From the first line of the data below, copy each line up to the one containing "import plotly.graph_objects as go", and include that line too.

-- start of INFORMATION PROVIDED --

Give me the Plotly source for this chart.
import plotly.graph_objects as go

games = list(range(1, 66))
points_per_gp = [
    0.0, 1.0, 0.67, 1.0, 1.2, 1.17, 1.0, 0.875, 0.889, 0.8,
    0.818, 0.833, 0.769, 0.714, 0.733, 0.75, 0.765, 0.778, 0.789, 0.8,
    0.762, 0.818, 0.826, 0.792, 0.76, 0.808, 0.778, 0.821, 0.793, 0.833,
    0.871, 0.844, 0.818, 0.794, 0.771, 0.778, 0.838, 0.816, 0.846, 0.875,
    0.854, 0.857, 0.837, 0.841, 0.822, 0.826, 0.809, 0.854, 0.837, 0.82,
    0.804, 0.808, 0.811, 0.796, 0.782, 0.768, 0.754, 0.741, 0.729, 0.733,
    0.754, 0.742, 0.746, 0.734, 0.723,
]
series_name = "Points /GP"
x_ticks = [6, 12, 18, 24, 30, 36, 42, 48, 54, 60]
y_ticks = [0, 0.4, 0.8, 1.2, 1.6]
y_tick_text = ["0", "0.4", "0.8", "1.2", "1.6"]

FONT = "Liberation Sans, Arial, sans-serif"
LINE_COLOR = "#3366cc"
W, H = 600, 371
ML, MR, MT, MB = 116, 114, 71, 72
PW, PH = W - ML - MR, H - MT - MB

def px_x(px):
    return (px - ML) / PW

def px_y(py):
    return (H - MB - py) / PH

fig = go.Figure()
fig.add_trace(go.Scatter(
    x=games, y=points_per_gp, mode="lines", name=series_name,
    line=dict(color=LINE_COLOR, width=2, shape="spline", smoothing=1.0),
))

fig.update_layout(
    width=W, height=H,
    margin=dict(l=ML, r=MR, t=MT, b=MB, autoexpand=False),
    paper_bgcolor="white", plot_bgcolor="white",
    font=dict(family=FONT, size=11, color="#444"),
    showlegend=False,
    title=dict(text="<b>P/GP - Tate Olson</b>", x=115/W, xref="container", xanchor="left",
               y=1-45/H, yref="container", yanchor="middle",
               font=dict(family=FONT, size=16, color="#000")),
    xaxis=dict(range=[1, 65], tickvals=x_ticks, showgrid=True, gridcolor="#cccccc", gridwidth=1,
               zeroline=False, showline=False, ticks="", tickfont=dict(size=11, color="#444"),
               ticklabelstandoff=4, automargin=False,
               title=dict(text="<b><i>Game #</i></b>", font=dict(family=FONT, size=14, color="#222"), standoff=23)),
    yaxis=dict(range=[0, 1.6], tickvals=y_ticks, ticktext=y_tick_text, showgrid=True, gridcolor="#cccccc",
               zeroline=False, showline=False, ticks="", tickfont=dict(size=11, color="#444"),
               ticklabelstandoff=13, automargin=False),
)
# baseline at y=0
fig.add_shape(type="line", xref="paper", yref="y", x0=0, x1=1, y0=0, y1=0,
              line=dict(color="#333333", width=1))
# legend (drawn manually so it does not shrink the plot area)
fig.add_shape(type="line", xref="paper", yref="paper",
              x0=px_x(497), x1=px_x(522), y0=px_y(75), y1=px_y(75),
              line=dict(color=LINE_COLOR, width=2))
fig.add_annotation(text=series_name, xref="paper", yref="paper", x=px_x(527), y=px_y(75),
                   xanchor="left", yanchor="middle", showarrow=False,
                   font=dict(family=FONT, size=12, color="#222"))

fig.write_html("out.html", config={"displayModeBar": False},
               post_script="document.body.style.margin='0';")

-- end of INFORMATION PROVIDED --

### SOLUTION BELOW
Give me the Plotly source for this chart.
import plotly.graph_objects as go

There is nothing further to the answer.